Holy Saturday is always a strange sort of day. Christ isn’t in the Blessed Sacrament in any church, and you’re still mourning his death. But you know the end of the story. It’s hard to imagine what it must have been like to not know he was going to rise. But that’s the way we Christians live: with our eyes on the end of the story.
Today though, our missionaries encountered a lot of people who don’t have such far-reaching vision. This morning half of our group prayed outside the nearest abortion clinic with signs that had messages of mercy on them. Every car driving down Elston Ave. slowed down to read them. Some honked in approval, some rolled their eyes and some-mostly the ones who had just pulled out of the clinic parking lot-frowned and sped off after one quick glance.
Each missionary had a carnation that they had to give to a person of their choice today. Some wanted to give them to the sidewalk escorts from the clinic but their warm offer was turned down cold. These women were so hardened to us, I wondered if they were really at peace with themselves.
Part of our group went to a different soup kitchen this morning and then walked the streets of downtown engaging people in conversations about love, God, Easter and lots of other things. A few more carnations found a home: a lady on a park bench, a worker in a coffee shop and a little girl whose birthday it was. They also decorated our cars with window markers with sayings like, “Holla if you love the Fatha” and “We Love Easter!”
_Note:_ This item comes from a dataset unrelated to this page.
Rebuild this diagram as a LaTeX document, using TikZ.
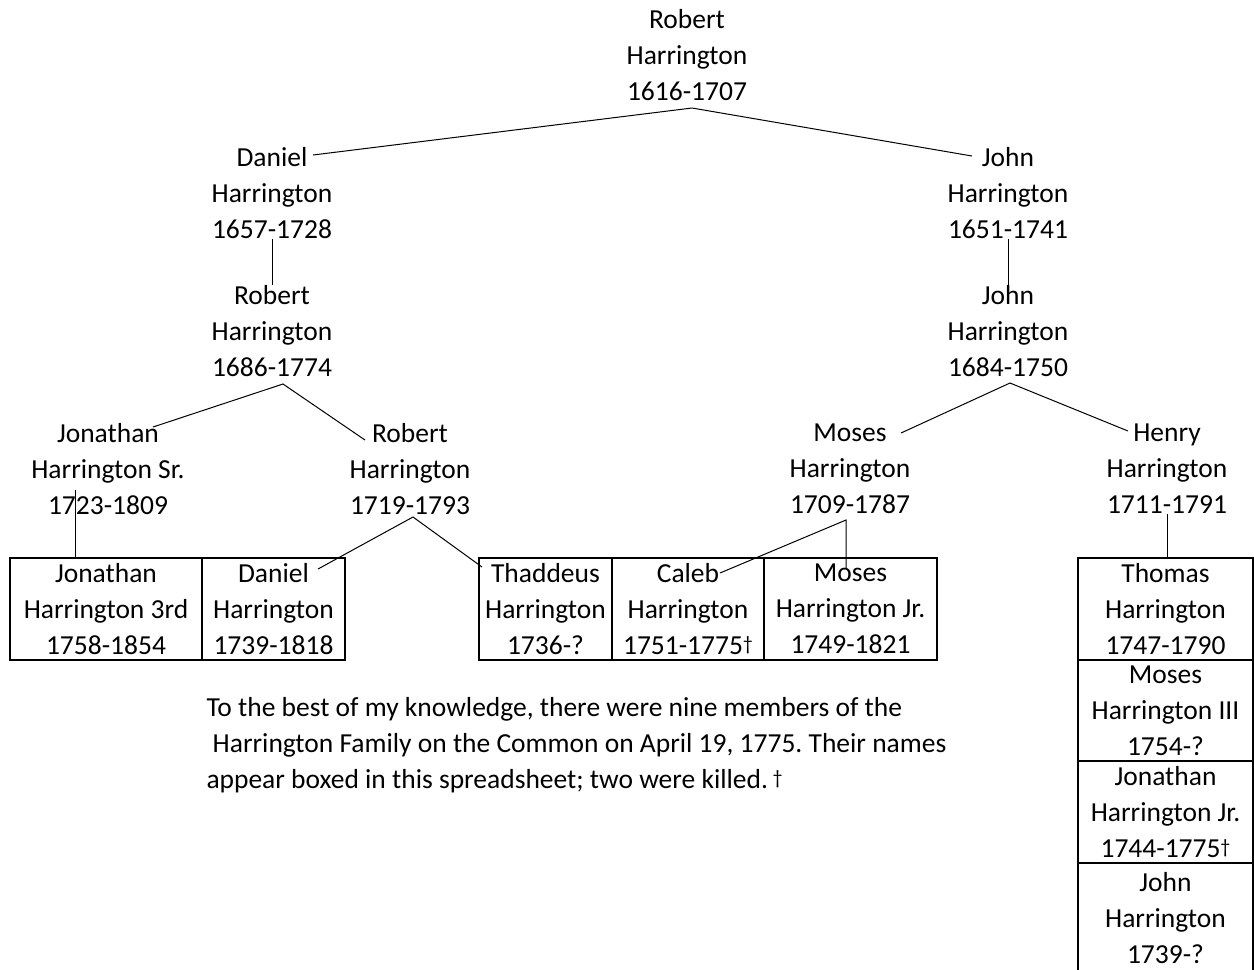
\documentclass[tikz,border=0pt]{standalone}
\usepackage{fontspec}
\setmainfont{Carlito}
\frenchspacing
\newcommand{\killedmark}{\raisebox{1.6pt}{\fontsize{8}{8}\selectfont †}}
\tikzset{
    person/.style={align=center, inner sep=0pt, font=\fontsize{11}{14.4}\selectfont},
    cell/.style={person, draw, line width=0.8pt, minimum height=40.8pt},
    link/.style={line width=0.4pt},
}

\begin{document}
\begin{tikzpicture}[x=0.4pt, y=-0.4pt]
    \useasboundingbox (0,0) rectangle (1254,969);
    \clip (0,0) rectangle (1254,969);
    % older generations
    \node[person] (rh1616) at (687,55) {Robert\\Harrington\\1616-1707};
    \node[person] (dh1657) at (272,193) {Daniel\\Harrington\\1657-1728};
    \node[person] (jh1651) at (1008,193) {John\\Harrington\\1651-1741};
    \node[person] (rh1686) at (272,331) {Robert\\Harrington\\1686-1774};
    \node[person] (jh1684) at (1008,331) {John\\Harrington\\1684-1750};
    \node[person] (jon1723) at (108,469) {Jonathan\\Harrington Sr.\\1723-1809};
    \node[person] (rob1719) at (410,469) {Robert\\Harrington\\1719-1793};
    \node[person] (mos1709) at (850,469) {Moses\\Harrington\\1709-1787};
    \node[person] (hen1711) at (1167,469) {Henry\\Harrington\\1711-1791};
    % on the Common
    \node[cell, minimum width=76.8pt] (jon1758) at (106,609) {Jonathan\\Harrington 3rd\\1758-1854};
    \node[cell, minimum width=57.2pt] (dan1739) at (273.5,609) {Daniel\\Harrington\\1739-1818};
    \node[cell, minimum width=53.2pt] (tha1736) at (545.5,609) {Thaddeus\\Harrington\\1736-?};
    \node[cell, minimum width=60.8pt] (cal1751) at (688,609) {Caleb\\Harrington\\1751-1775\killedmark};
    \node[cell, minimum width=69.2pt] (mos1749) at (850.5,609) {Moses\\Harrington Jr.\\1749-1821};
    \node[cell, minimum width=70pt] (tho1747) at (1165.5,609) {Thomas\\Harrington\\1747-1790};
    \node[cell, minimum width=70pt, minimum height=40.4pt] (mos1754) at (1165.5,710.5) {Moses\\Harrington III\\1754-?};
    \node[cell, minimum width=70pt] (jon1744) at (1165.5,812) {Jonathan\\Harrington Jr.\\1744-1775\killedmark};
    \node[cell, minimum width=70pt, minimum height=44pt] (joh1739) at (1165.5,918) {John\\Harrington\\1739-?};
    \node[person, align=left, anchor=west] (note) at (206,745)
        {To the best of my knowledge, there were nine members of the\\\ Harrington Family on the Common on April 19, 1775. Their names\\appear boxed in this spreadsheet; two were killed.\,\killedmark};
    % ends of the connectors
    \coordinate (rh1616-b) at (692,108);
    \coordinate (dh1657-r) at (313,155);
    \coordinate (jh1651-l) at (972,156);
    \coordinate (rh1686-b) at (283,384);
    \coordinate (jon1723-r) at (153,427);
    \coordinate (rob1719-l) at (365,440);
    \coordinate (jh1684-b) at (1010,383);
    \coordinate (mos1709-r) at (901,433);
    \coordinate (hen1711-l) at (1128,431);
    \coordinate (jon1723-b) at (75,490);
    \coordinate (rob1719-b) at (413,517);
    \coordinate (dan1739-r) at (318,569);
    \coordinate (tha1736-l) at (482,567);
    \coordinate (mos1709-b) at (846,520);
    \coordinate (cal1751-r) at (720,573);
    \coordinate (mos1749-t) at (846,568);
    % connectors
    \foreach \a/\b/\c in {dh1657-r/rh1616-b/jh1651-l, jon1723-r/rh1686-b/rob1719-l,
                          mos1709-r/jh1684-b/hen1711-l, dan1739-r/rob1719-b/tha1736-l,
                          cal1751-r/mos1709-b/mos1749-t} {
        \draw[link] (\a) -- (\b) -- (\c);
    }
    \draw[link] (dh1657.south) -- (rh1686.north);
    \draw[link] (jh1651.south) -- (jh1684.north);
    \draw[link] (jon1723-b) -- (jon1723-b |- jon1758.north);
    \draw[link] (hen1711.south) -- (hen1711.south |- tho1747.north);
\end{tikzpicture}
\end{document}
The other group came home and ran another K4J camp with 20 kids, teaching them about Easter and what that means for their lives. The kids didn’t want to leave and made all the missionaries promise to come back next year. One made cards for us all and another brought us all candy.
At the Easter Vigil, one of our missionaries was asked to help Father light the Easter candle. He picked Taylor, who had been talking all week about wanting to be a light in the world and do something big for Christ. Her candle was the first light from the fire which she spread first to the priests, but then throughout the whole congregation.
After a beautiful and moving liturgy, all the missionaries piled into cars for our surprise Resurrection Party: frozen yogurt on State Street followed by a massive dance party. “Christ is Risen!” they would yell out the windows as we drove through the city, “He rose for you! Happy Easter everybody!”
I hope you all have the same joy and zeal as these girls did on these missions. And if you don’t, maybe you should come for our next Chicago Mercy Missions.